■ **SUPPLIED DATA**
** Begin **

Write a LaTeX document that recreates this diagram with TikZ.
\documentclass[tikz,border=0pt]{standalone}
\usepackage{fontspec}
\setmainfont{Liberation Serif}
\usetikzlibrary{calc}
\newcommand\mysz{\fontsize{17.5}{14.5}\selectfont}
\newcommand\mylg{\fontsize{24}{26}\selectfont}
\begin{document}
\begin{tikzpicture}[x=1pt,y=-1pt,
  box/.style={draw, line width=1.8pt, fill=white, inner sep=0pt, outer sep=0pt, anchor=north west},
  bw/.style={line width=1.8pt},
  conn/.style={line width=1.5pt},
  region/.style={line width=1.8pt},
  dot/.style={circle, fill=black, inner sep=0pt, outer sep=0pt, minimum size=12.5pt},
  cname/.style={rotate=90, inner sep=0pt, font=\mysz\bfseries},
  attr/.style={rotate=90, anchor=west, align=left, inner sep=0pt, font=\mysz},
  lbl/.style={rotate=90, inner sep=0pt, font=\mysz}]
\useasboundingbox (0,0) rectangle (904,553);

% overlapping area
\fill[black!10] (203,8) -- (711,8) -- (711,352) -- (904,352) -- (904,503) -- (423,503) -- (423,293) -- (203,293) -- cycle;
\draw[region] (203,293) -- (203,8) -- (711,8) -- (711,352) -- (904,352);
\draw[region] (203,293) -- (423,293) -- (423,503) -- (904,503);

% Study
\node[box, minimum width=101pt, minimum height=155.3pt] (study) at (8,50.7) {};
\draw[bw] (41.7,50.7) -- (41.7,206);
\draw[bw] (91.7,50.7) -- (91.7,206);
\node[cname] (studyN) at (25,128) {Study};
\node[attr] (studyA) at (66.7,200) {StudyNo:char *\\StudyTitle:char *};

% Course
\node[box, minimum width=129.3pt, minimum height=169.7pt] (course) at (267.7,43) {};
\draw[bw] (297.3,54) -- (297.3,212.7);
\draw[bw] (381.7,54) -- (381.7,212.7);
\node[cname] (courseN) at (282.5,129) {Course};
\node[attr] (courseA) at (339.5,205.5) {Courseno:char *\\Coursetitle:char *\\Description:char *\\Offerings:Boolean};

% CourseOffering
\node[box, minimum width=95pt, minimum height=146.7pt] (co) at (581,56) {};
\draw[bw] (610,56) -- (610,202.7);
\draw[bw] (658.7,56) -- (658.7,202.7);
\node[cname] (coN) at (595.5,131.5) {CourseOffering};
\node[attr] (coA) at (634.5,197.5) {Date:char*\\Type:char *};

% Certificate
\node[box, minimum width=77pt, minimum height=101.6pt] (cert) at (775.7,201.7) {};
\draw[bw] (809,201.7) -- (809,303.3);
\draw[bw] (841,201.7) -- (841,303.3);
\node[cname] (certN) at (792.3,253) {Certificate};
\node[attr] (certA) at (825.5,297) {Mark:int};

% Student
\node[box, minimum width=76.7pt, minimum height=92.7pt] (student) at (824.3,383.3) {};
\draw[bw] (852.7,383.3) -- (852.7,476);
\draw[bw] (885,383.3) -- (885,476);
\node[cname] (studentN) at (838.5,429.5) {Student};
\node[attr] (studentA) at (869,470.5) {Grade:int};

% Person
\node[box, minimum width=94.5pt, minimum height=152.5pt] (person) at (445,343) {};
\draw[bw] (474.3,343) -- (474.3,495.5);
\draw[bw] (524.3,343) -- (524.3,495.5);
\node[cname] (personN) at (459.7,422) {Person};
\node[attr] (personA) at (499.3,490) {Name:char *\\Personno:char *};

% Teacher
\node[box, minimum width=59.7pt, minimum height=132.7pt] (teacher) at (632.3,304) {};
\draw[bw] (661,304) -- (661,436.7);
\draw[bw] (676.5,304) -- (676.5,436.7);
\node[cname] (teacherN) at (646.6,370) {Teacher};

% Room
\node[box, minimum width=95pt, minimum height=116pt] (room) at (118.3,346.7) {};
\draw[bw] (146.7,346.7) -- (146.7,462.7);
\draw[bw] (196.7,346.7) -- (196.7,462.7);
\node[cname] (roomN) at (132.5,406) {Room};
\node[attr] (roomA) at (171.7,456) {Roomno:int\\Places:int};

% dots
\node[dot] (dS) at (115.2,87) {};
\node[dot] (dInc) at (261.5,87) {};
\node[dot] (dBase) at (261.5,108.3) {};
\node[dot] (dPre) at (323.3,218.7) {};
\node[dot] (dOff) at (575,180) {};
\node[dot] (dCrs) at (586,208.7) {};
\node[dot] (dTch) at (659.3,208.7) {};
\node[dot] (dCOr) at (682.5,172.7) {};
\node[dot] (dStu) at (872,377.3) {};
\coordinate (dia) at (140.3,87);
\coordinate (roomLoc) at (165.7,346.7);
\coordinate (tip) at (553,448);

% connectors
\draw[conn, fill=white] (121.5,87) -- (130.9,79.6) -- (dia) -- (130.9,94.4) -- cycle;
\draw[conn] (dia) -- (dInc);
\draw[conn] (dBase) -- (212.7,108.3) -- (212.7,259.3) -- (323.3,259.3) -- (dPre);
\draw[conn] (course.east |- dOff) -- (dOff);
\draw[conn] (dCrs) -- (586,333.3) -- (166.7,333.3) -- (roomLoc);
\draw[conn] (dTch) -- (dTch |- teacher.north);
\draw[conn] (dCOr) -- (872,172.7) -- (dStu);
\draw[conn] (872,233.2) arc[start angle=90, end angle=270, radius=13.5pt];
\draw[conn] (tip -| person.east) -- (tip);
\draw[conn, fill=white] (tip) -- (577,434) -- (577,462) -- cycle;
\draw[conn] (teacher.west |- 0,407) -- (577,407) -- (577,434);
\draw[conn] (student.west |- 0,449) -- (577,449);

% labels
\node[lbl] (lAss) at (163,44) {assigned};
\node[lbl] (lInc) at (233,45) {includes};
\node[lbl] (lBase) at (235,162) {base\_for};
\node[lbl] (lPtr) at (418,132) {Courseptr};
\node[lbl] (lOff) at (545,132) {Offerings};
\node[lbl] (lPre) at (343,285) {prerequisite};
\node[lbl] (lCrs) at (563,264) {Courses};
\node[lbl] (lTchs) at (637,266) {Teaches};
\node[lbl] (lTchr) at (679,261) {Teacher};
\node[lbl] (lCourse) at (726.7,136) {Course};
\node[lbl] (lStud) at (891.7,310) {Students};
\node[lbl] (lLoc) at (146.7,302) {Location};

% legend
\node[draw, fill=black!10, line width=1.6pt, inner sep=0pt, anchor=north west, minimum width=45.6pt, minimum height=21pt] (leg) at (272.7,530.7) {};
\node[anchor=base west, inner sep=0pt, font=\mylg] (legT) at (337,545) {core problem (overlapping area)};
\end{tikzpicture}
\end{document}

** End **

■ **WHAT IS BEING ASKED**
Copy out every line of the data above, exactly as given.

■ **RESPONSE**
Write a LaTeX document that recreates this diagram with TikZ.
\documentclass[tikz,border=0pt]{standalone}
\usepackage{fontspec}
\setmainfont{Liberation Serif}
\usetikzlibrary{calc}
\newcommand\mysz{\fontsize{17.5}{14.5}\selectfont}
\newcommand\mylg{\fontsize{24}{26}\selectfont}
\begin{document}
\begin{tikzpicture}[x=1pt,y=-1pt,
  box/.style={draw, line width=1.8pt, fill=white, inner sep=0pt, outer sep=0pt, anchor=north west},
  bw/.style={line width=1.8pt},
  conn/.style={line width=1.5pt},
  region/.style={line width=1.8pt},
  dot/.style={circle, fill=black, inner sep=0pt, outer sep=0pt, minimum size=12.5pt},
  cname/.style={rotate=90, inner sep=0pt, font=\mysz\bfseries},
  attr/.style={rotate=90, anchor=west, align=left, inner sep=0pt, font=\mysz},
  lbl/.style={rotate=90, inner sep=0pt, font=\mysz}]
\useasboundingbox (0,0) rectangle (904,553);

% overlapping area
\fill[black!10] (203,8) -- (711,8) -- (711,352) -- (904,352) -- (904,503) -- (423,503) -- (423,293) -- (203,293) -- cycle;
\draw[region] (203,293) -- (203,8) -- (711,8) -- (711,352) -- (904,352);
\draw[region] (203,293) -- (423,293) -- (423,503) -- (904,503);

% Study
\node[box, minimum width=101pt, minimum height=155.3pt] (study) at (8,50.7) {};
\draw[bw] (41.7,50.7) -- (41.7,206);
\draw[bw] (91.7,50.7) -- (91.7,206);
\node[cname] (studyN) at (25,128) {Study};
\node[attr] (studyA) at (66.7,200) {StudyNo:char *\\StudyTitle:char *};

% Course
\node[box, minimum width=129.3pt, minimum height=169.7pt] (course) at (267.7,43) {};
\draw[bw] (297.3,54) -- (297.3,212.7);
\draw[bw] (381.7,54) -- (381.7,212.7);
\node[cname] (courseN) at (282.5,129) {Course};
\node[attr] (courseA) at (339.5,205.5) {Courseno:char *\\Coursetitle:char *\\Description:char *\\Offerings:Boolean};

% CourseOffering
\node[box, minimum width=95pt, minimum height=146.7pt] (co) at (581,56) {};
\draw[bw] (610,56) -- (610,202.7);
\draw[bw] (658.7,56) -- (658.7,202.7);
\node[cname] (coN) at (595.5,131.5) {CourseOffering};
\node[attr] (coA) at (634.5,197.5) {Date:char*\\Type:char *};

% Certificate
\node[box, minimum width=77pt, minimum height=101.6pt] (cert) at (775.7,201.7) {};
\draw[bw] (809,201.7) -- (809,303.3);
\draw[bw] (841,201.7) -- (841,303.3);
\node[cname] (certN) at (792.3,253) {Certificate};
\node[attr] (certA) at (825.5,297) {Mark:int};

% Student
\node[box, minimum width=76.7pt, minimum height=92.7pt] (student) at (824.3,383.3) {};
\draw[bw] (852.7,383.3) -- (852.7,476);
\draw[bw] (885,383.3) -- (885,476);
\node[cname] (studentN) at (838.5,429.5) {Student};
\node[attr] (studentA) at (869,470.5) {Grade:int};

% Person
\node[box, minimum width=94.5pt, minimum height=152.5pt] (person) at (445,343) {};
\draw[bw] (474.3,343) -- (474.3,495.5);
\draw[bw] (524.3,343) -- (524.3,495.5);
\node[cname] (personN) at (459.7,422) {Person};
\node[attr] (personA) at (499.3,490) {Name:char *\\Personno:char *};

% Teacher
\node[box, minimum width=59.7pt, minimum height=132.7pt] (teacher) at (632.3,304) {};
\draw[bw] (661,304) -- (661,436.7);
\draw[bw] (676.5,304) -- (676.5,436.7);
\node[cname] (teacherN) at (646.6,370) {Teacher};

% Room
\node[box, minimum width=95pt, minimum height=116pt] (room) at (118.3,346.7) {};
\draw[bw] (146.7,346.7) -- (146.7,462.7);
\draw[bw] (196.7,346.7) -- (196.7,462.7);
\node[cname] (roomN) at (132.5,406) {Room};
\node[attr] (roomA) at (171.7,456) {Roomno:int\\Places:int};

% dots
\node[dot] (dS) at (115.2,87) {};
\node[dot] (dInc) at (261.5,87) {};
\node[dot] (dBase) at (261.5,108.3) {};
\node[dot] (dPre) at (323.3,218.7) {};
\node[dot] (dOff) at (575,180) {};
\node[dot] (dCrs) at (586,208.7) {};
\node[dot] (dTch) at (659.3,208.7) {};
\node[dot] (dCOr) at (682.5,172.7) {};
\node[dot] (dStu) at (872,377.3) {};
\coordinate (dia) at (140.3,87);
\coordinate (roomLoc) at (165.7,346.7);
\coordinate (tip) at (553,448);

% connectors
\draw[conn, fill=white] (121.5,87) -- (130.9,79.6) -- (dia) -- (130.9,94.4) -- cycle;
\draw[conn] (dia) -- (dInc);
\draw[conn] (dBase) -- (212.7,108.3) -- (212.7,259.3) -- (323.3,259.3) -- (dPre);
\draw[conn] (course.east |- dOff) -- (dOff);
\draw[conn] (dCrs) -- (586,333.3) -- (166.7,333.3) -- (roomLoc);
\draw[conn] (dTch) -- (dTch |- teacher.north);
\draw[conn] (dCOr) -- (872,172.7) -- (dStu);
\draw[conn] (872,233.2) arc[start angle=90, end angle=270, radius=13.5pt];
\draw[conn] (tip -| person.east) -- (tip);
\draw[conn, fill=white] (tip) -- (577,434) -- (577,462) -- cycle;
\draw[conn] (teacher.west |- 0,407) -- (577,407) -- (577,434);
\draw[conn] (student.west |- 0,449) -- (577,449);

% labels
\node[lbl] (lAss) at (163,44) {assigned};
\node[lbl] (lInc) at (233,45) {includes};
\node[lbl] (lBase) at (235,162) {base\_for};
\node[lbl] (lPtr) at (418,132) {Courseptr};
\node[lbl] (lOff) at (545,132) {Offerings};
\node[lbl] (lPre) at (343,285) {prerequisite};
\node[lbl] (lCrs) at (563,264) {Courses};
\node[lbl] (lTchs) at (637,266) {Teaches};
\node[lbl] (lTchr) at (679,261) {Teacher};
\node[lbl] (lCourse) at (726.7,136) {Course};
\node[lbl] (lStud) at (891.7,310) {Students};
\node[lbl] (lLoc) at (146.7,302) {Location};

% legend
\node[draw, fill=black!10, line width=1.6pt, inner sep=0pt, anchor=north west, minimum width=45.6pt, minimum height=21pt] (leg) at (272.7,530.7) {};
\node[anchor=base west, inner sep=0pt, font=\mylg] (legT) at (337,545) {core problem (overlapping area)};
\end{tikzpicture}
\end{document}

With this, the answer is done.